A renowned Los Angeles teacher, famed for his teaching practices and who was once awarded the Walt Disney American Teacher Award as Outstanding Teacher of the Year, has filed a $1 billion lawsuit against the Los Angeles Unified School District, alleging ageism and “witch hunts” against older teachers.
Rafe Esquith, who, for 30 years has been a teacher at Hobart Boulevard Elementary School, has filed a $1 billion lawsuit against a school district that he claims habitually “[abuses] disciplinary measures to push out older teachers so the district doesn’t have to pay them retirement benefits,” according to CNN.

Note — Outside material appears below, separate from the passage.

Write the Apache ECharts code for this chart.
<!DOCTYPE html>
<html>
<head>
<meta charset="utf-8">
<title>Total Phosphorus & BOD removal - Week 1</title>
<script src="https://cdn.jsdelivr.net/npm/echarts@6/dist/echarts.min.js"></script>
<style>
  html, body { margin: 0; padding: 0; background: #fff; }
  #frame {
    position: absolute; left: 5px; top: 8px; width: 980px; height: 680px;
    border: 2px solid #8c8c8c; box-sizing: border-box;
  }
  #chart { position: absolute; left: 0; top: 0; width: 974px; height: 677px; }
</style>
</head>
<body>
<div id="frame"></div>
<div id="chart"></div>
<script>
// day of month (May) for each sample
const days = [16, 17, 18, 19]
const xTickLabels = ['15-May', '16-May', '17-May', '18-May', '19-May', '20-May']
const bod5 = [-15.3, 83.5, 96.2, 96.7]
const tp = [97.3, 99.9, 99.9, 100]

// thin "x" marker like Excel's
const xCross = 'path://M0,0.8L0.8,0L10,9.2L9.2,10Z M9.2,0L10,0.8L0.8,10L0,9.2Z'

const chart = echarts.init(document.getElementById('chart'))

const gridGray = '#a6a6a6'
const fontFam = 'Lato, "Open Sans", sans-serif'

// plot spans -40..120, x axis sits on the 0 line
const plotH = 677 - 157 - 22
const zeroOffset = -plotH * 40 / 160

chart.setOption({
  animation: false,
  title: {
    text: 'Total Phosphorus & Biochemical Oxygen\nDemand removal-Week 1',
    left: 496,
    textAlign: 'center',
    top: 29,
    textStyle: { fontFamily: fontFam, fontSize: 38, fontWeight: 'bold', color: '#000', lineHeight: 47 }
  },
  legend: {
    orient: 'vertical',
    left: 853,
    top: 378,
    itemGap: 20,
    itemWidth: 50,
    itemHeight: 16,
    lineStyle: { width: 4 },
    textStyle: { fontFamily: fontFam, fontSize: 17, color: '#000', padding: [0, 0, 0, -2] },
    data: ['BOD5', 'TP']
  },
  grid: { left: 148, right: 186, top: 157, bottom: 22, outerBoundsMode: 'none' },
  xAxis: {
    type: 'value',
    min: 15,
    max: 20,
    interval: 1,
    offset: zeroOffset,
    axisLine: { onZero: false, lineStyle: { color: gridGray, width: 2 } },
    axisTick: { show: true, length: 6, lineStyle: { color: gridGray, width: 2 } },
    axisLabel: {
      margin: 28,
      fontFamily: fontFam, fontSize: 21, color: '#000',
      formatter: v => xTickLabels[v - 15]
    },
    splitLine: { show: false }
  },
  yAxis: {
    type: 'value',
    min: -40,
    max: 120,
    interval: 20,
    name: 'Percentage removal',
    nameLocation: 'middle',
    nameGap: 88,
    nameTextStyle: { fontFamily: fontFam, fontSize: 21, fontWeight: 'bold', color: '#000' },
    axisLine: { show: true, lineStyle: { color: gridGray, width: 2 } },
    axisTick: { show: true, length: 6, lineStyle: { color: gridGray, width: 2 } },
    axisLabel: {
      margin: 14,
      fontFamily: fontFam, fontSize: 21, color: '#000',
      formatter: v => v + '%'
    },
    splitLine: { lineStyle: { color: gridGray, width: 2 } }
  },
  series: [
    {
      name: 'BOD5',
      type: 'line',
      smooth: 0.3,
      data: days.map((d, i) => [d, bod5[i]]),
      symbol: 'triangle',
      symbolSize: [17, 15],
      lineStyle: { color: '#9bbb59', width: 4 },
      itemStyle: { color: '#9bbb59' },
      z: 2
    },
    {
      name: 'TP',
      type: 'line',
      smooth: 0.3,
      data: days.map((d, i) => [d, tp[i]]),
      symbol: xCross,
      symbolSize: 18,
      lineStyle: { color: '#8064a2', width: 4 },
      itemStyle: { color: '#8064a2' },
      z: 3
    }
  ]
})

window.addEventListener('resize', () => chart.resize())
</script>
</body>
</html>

The teacher’s lawsuit also alleges that district administrators conduct “witch hunts” in order to dredge up dirt on aging teachers so that the firing of said teachers appears to be justified. Teachers are pulled abruptly from their classrooms, Esquith claims, and are placed in what are referred to as “teacher jails,” wherein teachers are left to sit in a cubicle for six hours a day “staring at the wall,” or at home, while they await the outcome of the supposed investigations lodged against them, states the lawsuit.
“[The investigations and firings] follow a remarkably consistent pattern: An older, experienced, and well-paid teacher will unexpectedly be pulled from the classroom in dramatic fashion. LAUSD provides no description of any pending complaint or charges against the teacher whatsoever. Disturbingly, from the very outset, LAUSD administrators label the teachers as immoral, unethical, thieves, abusers or criminals, while at the same time the LAUSD places the teachers under a gag order.”
Esquith’s plight, which has garnered the attention of celebrities such as Hal Holbrook and Sir Ian McKellan — who are longtime fans of the teacher’s attempt to bring literary classics such as Mark Twain and William Shakespeare to low-income immigrant students — began in April with a joke. After having read The Adventures of Huckleberry Finn with his class, he joked that if they could not raise enough money for their annual Shakespearean play — put on by Esquith’s own non-profit theatre troupe the Hobart Shakespeareans — students would have to perform their parts like the King did in Huck Finn: naked.
Another teacher overheard Esquith’s joke and complained to the principal that the 61-year-old, highly-decorated teacher was discussing nudity with fifth-graders. What followed were months of investigations into Esquith and allegations that included discussing nudity in class, keeping sexual material on a school computer, buying food for students without parental permission, failing to obtain proper permission slips for field trips, mishandling money from the Hobart Shakespeareans’ nonprofit organization, and physically abusing a boy at a Jewish Day camp more than 40 years ago — an entire decade before Esquith even began his teaching career.
According to the Los Angeles Times, teachers who are placed in these “teacher jails” are entitled to a hearing before the school board votes on disciplinary action, but they do not have to attend such a hearing. Ben Meiselas, one of Rafe Esquith’s attorneys told the Times that they elected not to attend a September hearing, as “they believed the district had predetermined the outcome.”
“At that point we said the litigation is going to take its course. We’ll see you in court.”
Esquith has the option to appeal his firing before an administrative judge, but his class-action lawsuit shows that he has opted for a different course of action. Though the lawsuit seeks punitive damages — not only for himself but also on behalf of the roughly 2,000 Los Angeles teachers who have been wrongfully terminated, had their names dragged through the mud, and have had to suffer sitting in “teacher jails” for up to three years in some cases — the suit does not seek to have Esquith reinstated.
Since Esquith’s dismissal, many former students and supporters have come to his side — including Holbrook and McKellan, who appeared in a YouTube video in support of the teacher.
Aside from being named Teacher of the Year, Esquith, the Los Angeles Unified School District teacher who has lodged a $1 billion lawsuit against his school district, has also been awarded other accolades in his teaching career, such as a 2003 National Medal of the Arts, a Parents Magazine “As You Grow” award, and an Oprah Winfrey $100,000 “Use Your Life” award.